The announcement that Boiler Room (UK) Limited, to use their corporate name, has been bailed out to the tune of £791,652 by Arts Council England has raised more than a few eyebrows. Although Boiler Room does pay royalties for the music used in sets broadcast on their website, the DJs only get paid in the ever modern currency of exposure.

I find a very useful source of information about businesses is Companies House. It’s a useful resource covering the whole of the UK – accounts and other information from businesses appear here for anyone to see, no matter where they are.

So I thought I’d look up Boiler Room – and goodness me, there were some surprises in there! Back in August, the company posted a statement of accounts up to the end of December 2019. They do not make pretty reading. I’ve attached the accounts in the pictures below so you can see them for yourselves.

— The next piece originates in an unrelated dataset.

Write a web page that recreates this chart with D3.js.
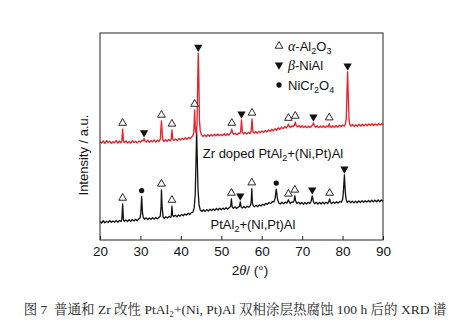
<!DOCTYPE html>
<html>
<head>
<meta charset="utf-8">
<script src="https://cdn.jsdelivr.net/npm/d3@7"></script>
<style>
  body { margin: 0; background: #fff; }
  svg { display: block; }
</style>
</head>
<body>
<svg id="chart" width="474" height="328"></svg>
<script>
// XRD patterns after 100 h hot corrosion, plotted as stacked intensities (a.u.)
// Each entry: [2θ (deg), intensity]
const zrDopedPattern = [
  [20.0,47.6],[20.4,46.8],[20.8,47.9],[21.2,46.6],[21.6,48.0],[22.0,47.1],[22.4,47.7],[22.8,46.7],
  [23.2,47.5],[23.6,46.9],[24.0,48.1],[24.4,46.8],[24.8,47.8],[25.2,47.0],[25.4,48.0],[25.6,53.6],
  [25.8,47.9],[26.0,47.0],[26.4,47.9],[26.8,46.9],[27.2,47.6],[27.6,46.8],[28.0,48.0],[28.4,47.1],
  [28.8,47.7],[29.2,46.9],[29.6,47.8],[30.0,47.2],[30.4,48.1],[30.7,47.9],[30.9,49.0],[31.1,48.0],
  [31.4,47.3],[31.8,48.2],[32.2,47.2],[32.6,48.0],[33.0,47.4],[33.4,48.3],[33.8,47.3],[34.2,48.2],
  [34.6,47.6],[34.9,48.6],[35.2,57.5],[35.5,48.5],[35.8,47.6],[36.2,48.5],[36.6,47.7],[37.0,48.6],
  [37.4,47.9],[37.6,48.8],[37.8,53.2],[38.0,48.7],[38.3,48.0],[38.7,48.8],[39.1,48.0],[39.5,49.0],
  [39.9,48.3],[40.3,49.2],[40.7,48.5],[41.1,49.4],[41.5,48.6],[41.9,49.6],[42.3,48.9],[42.7,49.8],
  [43.0,50.5],[43.2,52.0],[43.4,62.8],[43.6,53.0],[43.8,51.5],[44.0,56.0],[44.2,80.0],[44.3,90.3],
  [44.45,78.0],[44.6,58.0],[44.8,52.5],[45.1,50.8],[45.5,50.0],[45.9,50.8],[46.3,49.9],[46.7,50.9],
  [47.1,50.1],[47.5,51.0],[47.9,50.2],[48.3,51.1],[48.7,50.3],[49.1,51.2],[49.5,50.4],[49.9,51.1],
  [50.3,50.4],[50.7,51.3],[51.1,50.5],[51.5,51.4],[51.9,50.6],[52.2,51.5],[52.4,52.0],[52.6,53.6],
  [52.8,51.8],[53.1,51.0],[53.5,51.6],[53.9,50.8],[54.3,51.7],[54.6,51.4],[54.8,52.5],[55.0,58.0],
  [55.2,52.3],[55.5,51.2],[55.9,51.9],[56.3,51.2],[56.7,52.0],[57.1,51.4],[57.4,52.6],[57.6,58.5],
  [57.8,52.5],[58.1,51.6],[58.5,52.4],[58.9,51.6],[59.3,52.5],[59.7,51.8],[60.1,52.7],[60.5,52.0],
  [60.9,52.9],[61.3,52.2],[61.7,53.2],[62.1,52.5],[62.5,53.5],[62.9,52.8],[63.3,53.8],[63.7,53.0],
  [64.1,54.2],[64.5,53.4],[64.9,54.5],[65.3,53.8],[65.7,54.8],[66.1,54.1],[66.4,55.0],[66.6,56.0],
  [66.8,55.0],[67.1,54.3],[67.5,55.2],[67.8,54.8],[68.1,55.4],[68.3,57.0],[68.5,55.4],[68.8,54.6],
  [69.2,55.3],[69.6,54.4],[70.0,55.2],[70.4,54.3],[70.8,55.1],[71.2,54.2],[71.6,55.0],[72.0,54.3],
  [72.4,55.2],[72.6,55.6],[72.8,56.6],[73.0,55.4],[73.3,54.5],[73.7,55.2],[74.1,54.3],[74.5,55.1],
  [74.9,54.4],[75.3,55.2],[75.7,54.3],[76.1,55.1],[76.5,54.6],[76.7,56.2],[76.9,55.0],[77.2,54.3],
  [77.6,55.2],[78.0,54.4],[78.4,55.3],[78.8,54.5],[79.2,55.4],[79.6,54.7],[80.0,55.6],[80.4,55.0],
  [80.7,56.0],[80.9,58.5],[81.1,72.0],[81.25,81.2],[81.4,70.0],[81.6,58.0],[81.8,55.8],[82.1,55.0],
  [82.5,55.8],[82.9,54.8],[83.3,55.7],[83.7,54.9],[84.1,55.9],[84.5,55.0],[84.9,55.9],[85.3,55.1],
  [85.7,56.0],[86.1,55.2],[86.5,56.1],[86.9,55.3],[87.3,56.2],[87.7,55.3],[88.1,56.1],[88.5,55.4],
  [88.9,56.3],[89.3,55.5],[89.7,56.2],[90.0,55.6]
];

const plainPattern = [
  [20.0,9.0],[20.4,8.2],[20.8,9.3],[21.2,8.3],[21.6,9.1],[22.0,8.4],[22.4,9.4],[22.8,8.5],
  [23.2,9.2],[23.6,8.6],[24.0,9.5],[24.4,8.6],[24.8,9.4],[25.2,8.9],[25.4,9.9],[25.6,17.4],
  [25.8,9.8],[26.0,9.0],[26.4,9.7],[26.8,8.9],[27.2,9.8],[27.6,9.0],[28.0,9.9],[28.4,9.2],
  [28.8,10.0],[29.2,9.3],[29.6,10.2],[29.9,10.6],[30.1,13.0],[30.3,21.0],[30.5,13.5],[30.7,10.9],
  [31.0,10.0],[31.4,10.7],[31.8,9.9],[32.2,10.6],[32.6,10.0],[33.0,10.8],[33.4,10.1],[33.8,10.9],
  [34.2,10.2],[34.6,11.0],[34.9,11.5],[35.1,16.0],[35.2,24.2],[35.35,16.5],[35.6,11.2],[35.9,10.5],
  [36.3,11.2],[36.7,10.6],[37.1,11.4],[37.5,10.9],[37.65,12.0],[37.8,16.4],[37.95,12.0],[38.2,11.3],
  [38.6,12.0],[39.0,11.2],[39.4,12.1],[39.8,11.5],[40.2,12.4],[40.6,11.7],[41.0,12.6],[41.4,12.0],
  [41.8,12.9],[42.2,12.3],[42.6,13.2],[43.0,13.5],[43.3,15.5],[43.55,22.0],[43.75,38.0],[43.9,52.7],
  [44.05,40.0],[44.25,24.0],[44.5,17.0],[44.8,14.5],[45.2,13.8],[45.6,14.6],[46.0,13.8],[46.4,14.7],
  [46.8,14.0],[47.2,14.9],[47.6,14.2],[48.0,15.0],[48.4,14.3],[48.8,15.2],[49.2,14.5],[49.6,15.3],
  [50.0,14.6],[50.4,15.4],[50.8,14.8],[51.2,15.6],[51.6,14.9],[52.0,15.7],[52.3,16.2],[52.5,19.8],
  [52.7,16.0],[53.0,15.3],[53.4,16.0],[53.8,15.2],[54.2,15.9],[54.5,16.2],[54.7,18.4],[54.9,16.0],
  [55.2,15.4],[55.6,16.2],[56.0,15.5],[56.4,16.3],[56.8,15.8],[57.2,16.6],[57.4,18.5],[57.55,24.8],
  [57.7,18.0],[57.9,16.5],[58.2,16.0],[58.6,16.8],[59.0,16.1],[59.4,17.0],[59.8,16.4],[60.2,17.3],
  [60.6,16.8],[61.0,17.7],[61.4,17.2],[61.8,18.1],[62.2,17.6],[62.6,18.5],[63.0,18.4],[63.3,20.0],
  [63.6,24.6],[63.9,19.8],[64.2,18.0],[64.6,17.4],[65.0,18.2],[65.4,17.5],[65.8,18.3],[66.2,17.8],
  [66.4,18.6],[66.6,19.4],[66.8,18.4],[67.1,17.6],[67.5,18.4],[67.8,18.2],[68.0,19.0],[68.2,21.3],
  [68.4,18.8],[68.7,17.6],[69.1,18.3],[69.5,17.4],[69.9,18.2],[70.3,17.3],[70.7,18.1],[71.1,17.4],
  [71.5,18.2],[71.9,17.6],[72.2,18.6],[72.5,21.3],[72.8,18.5],[73.1,17.5],[73.5,18.2],[73.9,17.4],
  [74.3,18.2],[74.7,17.4],[75.1,18.3],[75.5,17.5],[75.9,18.3],[76.3,17.6],[76.6,18.5],[76.8,19.8],
  [77.0,18.3],[77.3,17.6],[77.7,18.4],[78.1,17.7],[78.5,18.5],[78.9,17.8],[79.3,18.6],[79.7,18.3],
  [80.0,19.5],[80.2,23.0],[80.45,31.4],[80.7,22.5],[80.9,19.3],[81.2,18.2],[81.6,18.9],[82.0,18.0],
  [82.4,18.8],[82.8,17.9],[83.2,18.8],[83.6,18.0],[84.0,18.9],[84.4,18.1],[84.8,19.0],[85.2,18.2],
  [85.6,19.0],[86.0,18.3],[86.4,19.1],[86.8,18.3],[87.2,19.2],[87.6,18.4],[88.0,19.2],[88.4,18.5],
  [88.8,19.3],[89.2,18.5],[89.6,19.3],[90.0,18.7]
];

// Phase identification: [2θ, phase]
const zrDopedPhases = [
  [25.6,"alumina"],[30.9,"nial"],[35.2,"alumina"],[37.8,"alumina"],[43.4,"alumina"],[44.3,"nial"],
  [52.6,"alumina"],[55.0,"nial"],[57.6,"alumina"],[66.6,"alumina"],[68.3,"alumina"],[72.8,"nial"],
  [76.7,"alumina"],[81.25,"nial"]
];
const plainPhases = [
  [25.6,"alumina"],[30.3,"spinel"],[35.2,"alumina"],[37.8,"alumina"],[52.5,"alumina"],[54.7,"nial"],
  [57.55,"alumina"],[63.6,"spinel"],[66.6,"alumina"],[68.2,"alumina"],[72.5,"nial"],[76.8,"alumina"],
  [80.45,"nial"]
];

const xTicks = [20, 30, 40, 50, 60, 70, 80, 90];
const seriesNames = ["Zr doped PtAl2+(Ni,Pt)Al", "PtAl2+(Ni,Pt)Al"];
const caption = "图 7  普通和 Zr 改性 PtAl₂+(Ni, Pt)Al 双相涂层热腐蚀 100 h 后的 XRD 谱";

const svg = d3.select("#chart");
const M = { left: 100, right: 383, top: 33, bottom: 240 };

const x = d3.scaleLinear().domain([20, 90]).range([M.left, M.right]);
const y = d3.scaleLinear().domain([0, 100]).range([M.bottom, M.top]);

const sans = "Arial, 'Liberation Sans', Helvetica, sans-serif";

// Patterns
const line = d3.line().x(d => x(d[0])).y(d => y(d[1]));
svg.append("path").datum(plainPattern)
  .attr("d", line).attr("fill", "none").attr("stroke", "#111").attr("stroke-width", 1.3)
  .attr("stroke-linejoin", "round");
svg.append("path").datum(zrDopedPattern)
  .attr("d", line).attr("fill", "none").attr("stroke", "#ee1c24").attr("stroke-width", 1.3)
  .attr("stroke-linejoin", "round");

// Frame
svg.append("rect")
  .attr("x", M.left).attr("y", M.top)
  .attr("width", M.right - M.left).attr("height", M.bottom - M.top)
  .attr("fill", "none").attr("stroke", "#222").attr("stroke-width", 1);

// Bottom axis with inward ticks
const xAxis = d3.axisBottom(x).tickValues(xTicks).tickSizeInner(-4).tickSizeOuter(0).tickPadding(6);
const gx = svg.append("g").attr("transform", `translate(0,${M.bottom})`).call(xAxis);
gx.select(".domain").remove();
gx.selectAll("line").attr("stroke", "#222");
gx.selectAll("text").attr("font-family", sans).attr("font-size", 13.5).attr("fill", "#111");

// Phase markers
const markerGen = {
  alumina: d3.symbol(d3.symbolTriangle, 26),
  nial: d3.symbol(d3.symbolTriangle, 30),
  spinel: d3.symbol(d3.symbolCircle, 22)
};
function drawMarker(g, phase, cx, cy) {
  const p = g.append("path").attr("d", markerGen[phase]())
    .attr("transform", `translate(${cx},${cy})` + (phase === "nial" ? " rotate(180)" : ""));
  if (phase === "alumina") p.attr("fill", "#fff").attr("stroke", "#111").attr("stroke-width", 0.9);
  else p.attr("fill", "#111");
}
function apexNear(pattern, t) {
  return d3.max(pattern.filter(d => Math.abs(d[0] - t) <= 0.3), d => d[1]);
}
const gm = svg.append("g");
[[zrDopedPattern, zrDopedPhases], [plainPattern, plainPhases]].forEach(([pat, phases]) => {
  phases.forEach(([t, phase]) => {
    drawMarker(gm, phase, x(t), y(apexNear(pat, t)) - 6);
  });
});

// Legend
const legend = svg.append("g").attr("font-family", sans).attr("font-size", 13).attr("fill", "#111");
const legendRows = [
  { phase: "alumina", y: 46, parts: [["α", "greek"], ["-Al"], ["2", "sub"], ["O"], ["3", "sub"]] },
  { phase: "nial", y: 65, parts: [["β", "greek"], ["-NiAl"]] },
  { phase: "spinel", y: 85, parts: [["NiCr"], ["2", "sub"], ["O"], ["4", "sub"]] }
];
legendRows.forEach(r => {
  drawMarker(legend, r.phase, 279, r.y);
  const t = legend.append("text").attr("x", 288).attr("y", r.y + 4.5);
  let prevSub = false;
  r.parts.forEach(([s, kind]) => {
    const ts = t.append("tspan").text(s);
    if (kind === "greek") ts.attr("font-family", "'Liberation Serif', 'Times New Roman', serif").attr("font-style", "italic").attr("font-size", 14);
    if (kind === "sub") { ts.attr("font-size", 9).attr("dy", 3); prevSub = true; }
    else { ts.attr("dy", prevSub ? -3 : 0); prevSub = false; }
  });
});

// Series labels
function richLabel(str, cx, cy) {
  const t = svg.append("text").attr("x", cx).attr("y", cy).attr("text-anchor", "middle")
    .attr("font-family", sans).attr("font-size", 13).attr("fill", "#111");
  const idx = str.indexOf("2");
  t.append("tspan").text(str.slice(0, idx));
  t.append("tspan").text("2").attr("font-size", 9).attr("dy", 3);
  t.append("tspan").text(str.slice(idx + 1)).attr("dy", -3);
}
richLabel(seriesNames[0], 273, 158);
richLabel(seriesNames[1], 253, 229);

// Axis titles
svg.append("text")
  .attr("transform", `translate(88,155) rotate(-90)`)
  .attr("text-anchor", "middle").attr("font-family", sans).attr("font-size", 13).attr("fill", "#111")
  .text("Intensity / a.u.");

const xt = svg.append("text").attr("x", 250).attr("y", 275).attr("text-anchor", "middle")
  .attr("font-family", sans).attr("font-size", 13.5).attr("fill", "#111");
xt.append("tspan").text("2");
xt.append("tspan").text("θ").attr("font-family", "'Liberation Serif', 'Times New Roman', serif").attr("font-style", "italic").attr("font-size", 14.5);
xt.append("tspan").text("/ (°)");

// Caption
svg.append("text").attr("x", 235).attr("y", 314).attr("text-anchor", "middle")
  .attr("font-family", "'Liberation Serif', 'Noto Serif CJK SC', 'Noto Sans CJK SC', serif")
  .attr("font-size", 13.5).attr("fill", "#2a2a2a")
  .attr("xml:space", "preserve")
  .text(caption);
</script>
</body>
</html>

Boiler Room (UK) Limited posted a net operating loss of £1,299,656 last year. The picture for 2018 was even more bleak, showing a loss of £6,633,752. Unless there’s something going on here that I’ve missed, Boiler Room does not look like a particularly viable company at the moment – so how is a grant of £800k going to plug this difference, let alone pay the bills that exist now?

Amidst all this, there are questions (that Boiler Room won’t answer, no doubt) as to why Arts Council England gave them the money, and questions as to why that specific amount. Questions should also be aimed at the public school boy from an aristocratic family Blaise Bellville, who founded and owns Boiler Room.

He was educated at Marlborough College, who currently charge boarding fees of £38,955 per year. He does very few interviews, but conceded in one with The Independent many years ago that he has been involved in “far more business than I can count”.

Which begs the question. What on earth has happened to all the money that this entrepreneur has made from all these ventures? How does an £800,000 grant get a company with problems of this magnitude out of the deep hole it’s in? And why on earth can he seemingly not put money into his own company?

It’s curious how capitalists suddenly become socialists when they run into financial trouble, isn’t it?